Rows.

------------

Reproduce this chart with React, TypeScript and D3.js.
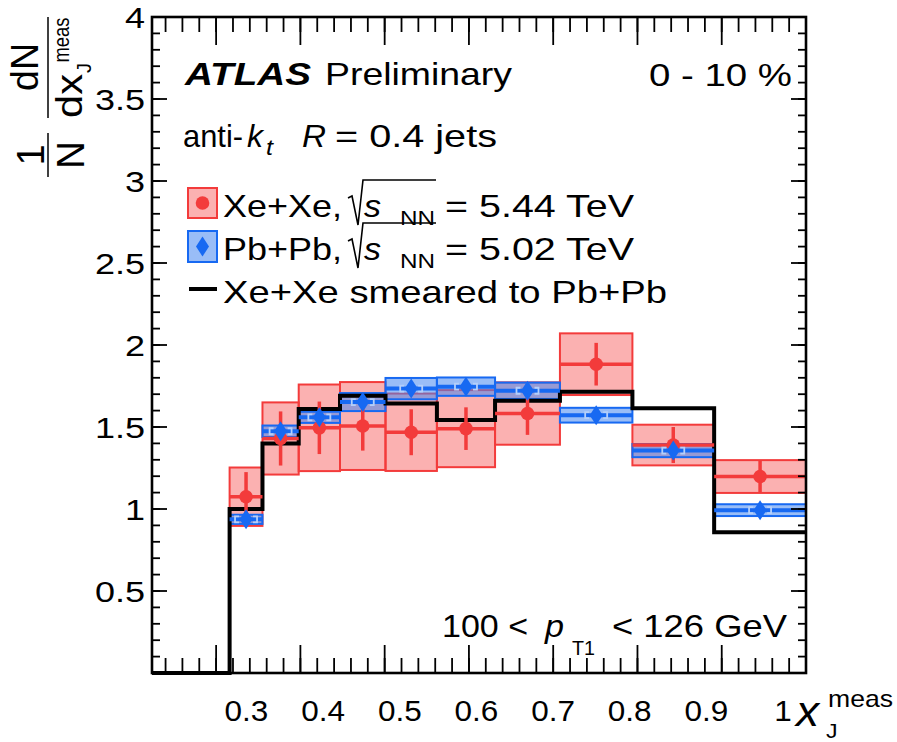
import React from "react";
import * as d3 from "d3";

// ---- data ----
const BIN_EDGES = [0.316, 0.355, 0.398, 0.447, 0.501, 0.562, 0.631, 0.708, 0.794, 0.891, 1.0];
const XE_VAL = [1.075, 1.43, 1.495, 1.506, 1.468, 1.49, 1.582, 1.883, 1.39, 1.198];
const XE_STAT = [0.15, 0.165, 0.16, 0.15, 0.14, 0.13, 0.13, 0.13, 0.11, 0.1];
const XE_SYS = [0.178, 0.22, 0.264, 0.268, 0.236, 0.235, 0.19, 0.188, 0.124, 0.1];
const PB_VAL = [0.937, 1.474, 1.559, 1.652, 1.734, 1.746, 1.721, 1.572, 1.356, 0.993];
const PB_STAT = [0.012, 0.018, 0.018, 0.018, 0.018, 0.018, 0.018, 0.018, 0.015, 0.012];
const PB_SYS = [0.028, 0.035, 0.034, 0.055, 0.065, 0.056, 0.05, 0.045, 0.04, 0.036];
const SMEARED = [1.0, 1.4, 1.61, 1.69, 1.644, 1.543, 1.66, 1.715, 1.614, 0.858];
const X_DOMAIN = [0.2239, 1.0];
const Y_DOMAIN = [0, 4];
const X_TICK_LABELS = [0.3, 0.4, 0.5, 0.6, 0.7, 0.8, 0.9, 1.0];
const Y_TICK_LABELS = [0.5, 1, 1.5, 2, 2.5, 3, 3.5, 4];

const FONT = "'Liberation Sans', Arial, Helvetica, sans-serif";
const RED = "#f33b3b";
const RED_FILL = "rgba(245,70,70,0.42)";
const BLUE = "#1769f2";
const BLUE_FILL = "rgba(70,135,240,0.55)";
const BLUE_LIGHT = "#b4cffa";

const L = 152, R = 806, T = 17, B = 673;

function Txt({ x, y, size = 32, sx = 1.2, len, anchor = "start", italic = false, bold = false, children }: any) {
  const common = {
    fontFamily: FONT,
    fontSize: size,
    textAnchor: anchor,
    fontStyle: italic ? "italic" : "normal",
    fontWeight: bold ? "bold" : "normal",
    fill: "#000",
    style: { whiteSpace: "pre" as const },
  };
  if (len) {
    return (
      <text x={x} y={y} textLength={len} lengthAdjust="spacingAndGlyphs" {...common}>
        {children}
      </text>
    );
  }
  return (
    <text transform={`translate(${x},${y}) scale(${sx},1)`} {...common}>
      {children}
    </text>
  );
}

function VTxt({ x, y, size = 36, len, children }: any) {
  return (
    <text
      transform={`translate(${x},${y}) rotate(-90)`}
      fontFamily={FONT}
      fontSize={size}
      textAnchor="middle"
      textLength={len}
      lengthAdjust="spacingAndGlyphs"
      fill="#000"
    >
      {children}
    </text>
  );
}

export default function App() {
  const x = d3.scaleLinear().domain(X_DOMAIN).range([L, R]);
  const y = d3.scaleLinear().domain(Y_DOMAIN).range([B, T]);
  // tick labels in the original are placed on their own (compressed) grid
  const xl = d3.scaleLinear().domain([0.3, 1.0]).range([246.5, 783]);

  const bins = XE_VAL.map((_, i) => ({
    x0: BIN_EDGES[i],
    x1: BIN_EDGES[i + 1],
    xc: (BIN_EDGES[i] + BIN_EDGES[i + 1]) / 2,
  }));

  const stepPts: [number, number][] = [[X_DOMAIN[0], 0]];
  SMEARED.forEach((v, i) => stepPts.push([BIN_EDGES[i], v]));
  stepPts.push([BIN_EDGES[BIN_EDGES.length - 1], SMEARED[SMEARED.length - 1]]);
  const stepPath = d3
    .line<[number, number]>()
    .x((d) => x(d[0]))
    .y((d) => y(d[1]))
    .curve(d3.curveStepAfter)(stepPts) as string;

  const xMajor = d3.range(3, 11).map((k) => k / 10);
  const xMinor = d3.range(12, 51).map((k) => k / 50).filter((v) => v > X_DOMAIN[0] && v < 1.0);
  const yMajor = d3.range(1, 8).map((k) => k / 2);
  const yMinor = d3.range(1, 40).map((k) => k / 10);

  const diamond = (cx: number, cy: number, w = 6.5, h = 10) =>
    `M${cx},${cy - h}L${cx + w},${cy}L${cx},${cy + h}L${cx - w},${cy}Z`;

  // legend rows (baselines)
  const lg1 = 217, lg2 = 260, lg3 = 303;
  const radical = (x0: number, b: number) =>
    `M${x0},${b - 19}L${x0 + 4},${b - 21}L${x0 + 10},${b + 8}L${x0 + 15},${b - 37}H${x0 + 88}`;

  return (
    <svg
      width={897}
      height={742}
      style={{ position: "absolute", left: 0, top: 0, background: "#fff" }}
    >
      <rect x={0} y={0} width={897} height={742} fill="#fff" />

      {/* Xe+Xe systematic boxes */}
      {bins.map((b, i) => (
        <rect
          key={"rs" + i}
          x={x(b.x0)}
          width={x(b.x1) - x(b.x0)}
          y={y(XE_VAL[i] + XE_SYS[i])}
          height={y(XE_VAL[i] - XE_SYS[i]) - y(XE_VAL[i] + XE_SYS[i])}
          fill={RED_FILL}
          stroke={RED}
          strokeWidth={2}
        />
      ))}
      {/* Pb+Pb systematic boxes */}
      {bins.map((b, i) => (
        <rect
          key={"bs" + i}
          x={x(b.x0)}
          width={x(b.x1) - x(b.x0)}
          y={y(PB_VAL[i] + PB_SYS[i])}
          height={y(PB_VAL[i] - PB_SYS[i]) - y(PB_VAL[i] + PB_SYS[i])}
          fill={BLUE_FILL}
          stroke={BLUE}
          strokeWidth={2}
        />
      ))}

      {/* smeared histogram */}
      <path d={stepPath} fill="none" stroke="#000" strokeWidth={4} />

      {/* Xe+Xe points */}
      {bins.map((b, i) => (
        <g key={"rp" + i}>
          <line x1={x(b.x0)} x2={x(b.x1)} y1={y(XE_VAL[i])} y2={y(XE_VAL[i])} stroke={RED} strokeWidth={3.5} />
          <line
            x1={x(b.xc)}
            x2={x(b.xc)}
            y1={y(XE_VAL[i] - XE_STAT[i])}
            y2={y(XE_VAL[i] + XE_STAT[i])}
            stroke={RED}
            strokeWidth={3.5}
          />
          <circle cx={x(b.xc)} cy={y(XE_VAL[i])} r={6.8} fill={RED} />
        </g>
      ))}

      {/* Pb+Pb points */}
      {bins.map((b, i) => {
        const cx = x(b.xc);
        const cy = y(PB_VAL[i]);
        const s = Math.max(3, y(PB_VAL[i] - PB_STAT[i]) - cy);
        return (
          <g key={"bp" + i}>
            <line x1={x(b.x0)} x2={x(b.x1)} y1={cy} y2={cy} stroke={BLUE} strokeWidth={4} />
            <path
              d={`M${cx - 7},${cy - s}H${cx - 11}V${cy + s}H${cx - 7}M${cx + 7},${cy - s}H${cx + 11}V${cy + s}H${cx + 7}`}
              fill="none"
              stroke={BLUE_LIGHT}
              strokeWidth={1.8}
            />
            <path d={diamond(cx, cy)} fill={BLUE} />
          </g>
        );
      })}

      {/* frame */}
      <rect x={L} y={T} width={R - L} height={B - T} fill="none" stroke="#000" strokeWidth={2.6} />

      {/* x ticks (bottom & top) */}
      {xMajor.map((v) => (
        <g key={"xm" + v}>
          <line x1={x(v)} x2={x(v)} y1={B} y2={B - 28} stroke="#000" strokeWidth={1.8} />
          <line x1={x(v)} x2={x(v)} y1={T} y2={T + 28} stroke="#000" strokeWidth={1.8} />
        </g>
      ))}
      {xMinor.map((v) => (
        <g key={"xn" + v}>
          <line x1={x(v)} x2={x(v)} y1={B} y2={B - 15} stroke="#000" strokeWidth={1.8} />
          <line x1={x(v)} x2={x(v)} y1={T} y2={T + 15} stroke="#000" strokeWidth={1.8} />
        </g>
      ))}
      {/* y ticks (left & right) */}
      {yMajor.map((v) => (
        <g key={"ym" + v}>
          <line x1={L} x2={L + 15} y1={y(v)} y2={y(v)} stroke="#000" strokeWidth={1.8} />
          <line x1={R} x2={R - 15} y1={y(v)} y2={y(v)} stroke="#000" strokeWidth={1.8} />
        </g>
      ))}
      {yMinor.map((v) => (
        <g key={"yn" + v}>
          <line x1={L} x2={L + 8} y1={y(v)} y2={y(v)} stroke="#000" strokeWidth={1.8} />
          <line x1={R} x2={R - 8} y1={y(v)} y2={y(v)} stroke="#000" strokeWidth={1.8} />
        </g>
      ))}

      {/* tick labels */}
      {X_TICK_LABELS.map((v) => (
        <Txt key={"xl" + v} x={xl(v)} y={721} size={30} sx={1.05} anchor="middle">
          {d3.format("")(v)}
        </Txt>
      ))}
      {Y_TICK_LABELS.map((v) => (
        <Txt key={"yl" + v} x={145} y={y(v) + 11} size={30} sx={1.2} anchor="end">
          {d3.format("")(v)}
        </Txt>
      ))}

      {/* x axis title */}
      <Txt x={796} y={726} size={42} sx={1.1} italic>x</Txt>
      <Txt x={828} y={707} size={24} len={65}>meas</Txt>
      <Txt x={826} y={738} size={21} sx={1.1}>J</Txt>

      {/* y axis title (rotated) */}
      <g>
        <VTxt x={38} y={67} size={38} len={48}>dN</VTxt>
        <line x1={48} x2={48} y1={17} y2={118} stroke="#000" strokeWidth={1.5} />
        <VTxt x={82} y={96} len={44}>dx</VTxt>
        <VTxt x={69} y={40} size={22} len={45}>meas</VTxt>
        <VTxt x={91} y={68} size={20}>J</VTxt>
        <VTxt x={44} y={155} size={38}>1</VTxt>
        <line x1={48} x2={48} y1={133} y2={177} stroke="#000" strokeWidth={1.5} />
        <VTxt x={84} y={155} size={38} len={28}>N</VTxt>
      </g>

      {/* labels */}
      <Txt x={185} y={85} len={126} bold italic>ATLAS</Txt>
      <Txt x={325} y={85} len={187}>Preliminary</Txt>
      <Txt x={649} y={86} len={143}>0 - 10 %</Txt>

      <Txt x={183} y={147} len={60}>anti-</Txt>
      <Txt x={247} y={147} len={16} italic>k</Txt>
      <Txt x={266} y={155} size={22} len={7} italic>t</Txt>
      <Txt x={302} y={147} len={24} italic>R</Txt>
      <Txt x={335} y={147} len={162}>= 0.4 jets</Txt>

      {/* legend */}
      <rect x={188} y={188} width={29} height={30} fill={RED_FILL} stroke={RED} strokeWidth={2} />
      <circle cx={202.5} cy={203} r={6.8} fill={RED} />
      <Txt x={223} y={lg1} len={119}>Xe+Xe,</Txt>
      <path d={radical(348, lg1)} fill="none" stroke="#000" strokeWidth={1.6} />
      <Txt x={364} y={lg1} len={17} italic>s</Txt>
      <Txt x={400} y={lg1 + 8} size={20} len={35}>NN</Txt>
      <Txt x={445} y={lg1} len={189}>= 5.44 TeV</Txt>

      <rect x={188} y={231} width={29} height={31} fill={BLUE_FILL} stroke={BLUE} strokeWidth={2} />
      <path d={diamond(202.5, 246.5)} fill={BLUE} />
      <Txt x={223} y={lg2} len={119}>Pb+Pb,</Txt>
      <path d={radical(348, lg2)} fill="none" stroke="#000" strokeWidth={1.6} />
      <Txt x={364} y={lg2} len={17} italic>s</Txt>
      <Txt x={400} y={lg2 + 8} size={20} len={35}>NN</Txt>
      <Txt x={445} y={lg2} len={189}>= 5.02 TeV</Txt>

      <line x1={189} x2={217} y1={lg3 - 14} y2={lg3 - 14} stroke="#000" strokeWidth={4} />
      <Txt x={223} y={lg3} len={444}>Xe+Xe smeared to Pb+Pb</Txt>

      {/* kinematic selection */}
      <Txt x={442} y={637} len={86}>100 &lt;</Txt>
      <Txt x={545} y={637} len={19} italic>p</Txt>
      <Txt x={572} y={655} size={20} len={23}>T1</Txt>
      <Txt x={612} y={637} len={175}>&lt; 126 GeV</Txt>
    </svg>
  );
}
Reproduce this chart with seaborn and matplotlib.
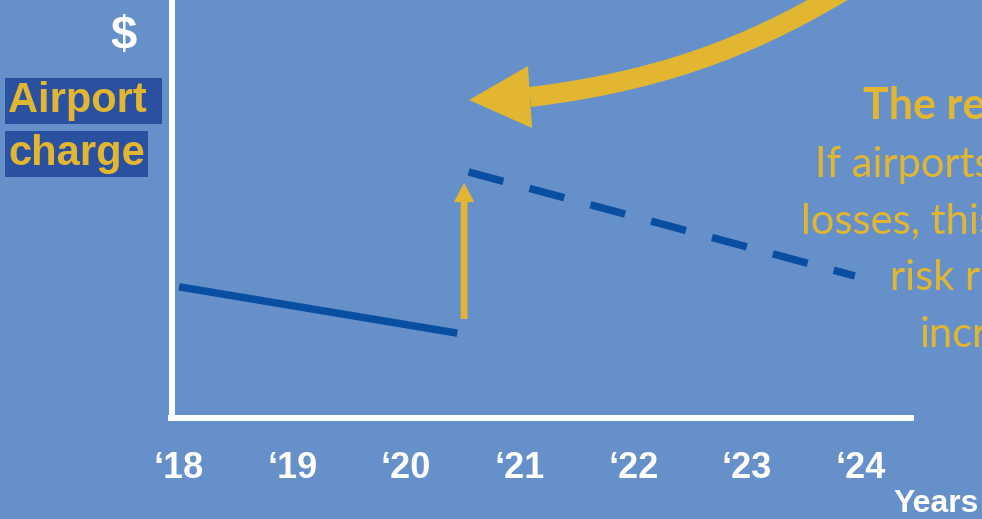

------------

Requirement.
Quote, please, every line of the material above from its start through the line that has "import * as", reproducing the words exactly and dropping any images.

Result.
Reproduce this chart with React, TypeScript and D3.js.
import React from "react";
import * as d3 from "d3";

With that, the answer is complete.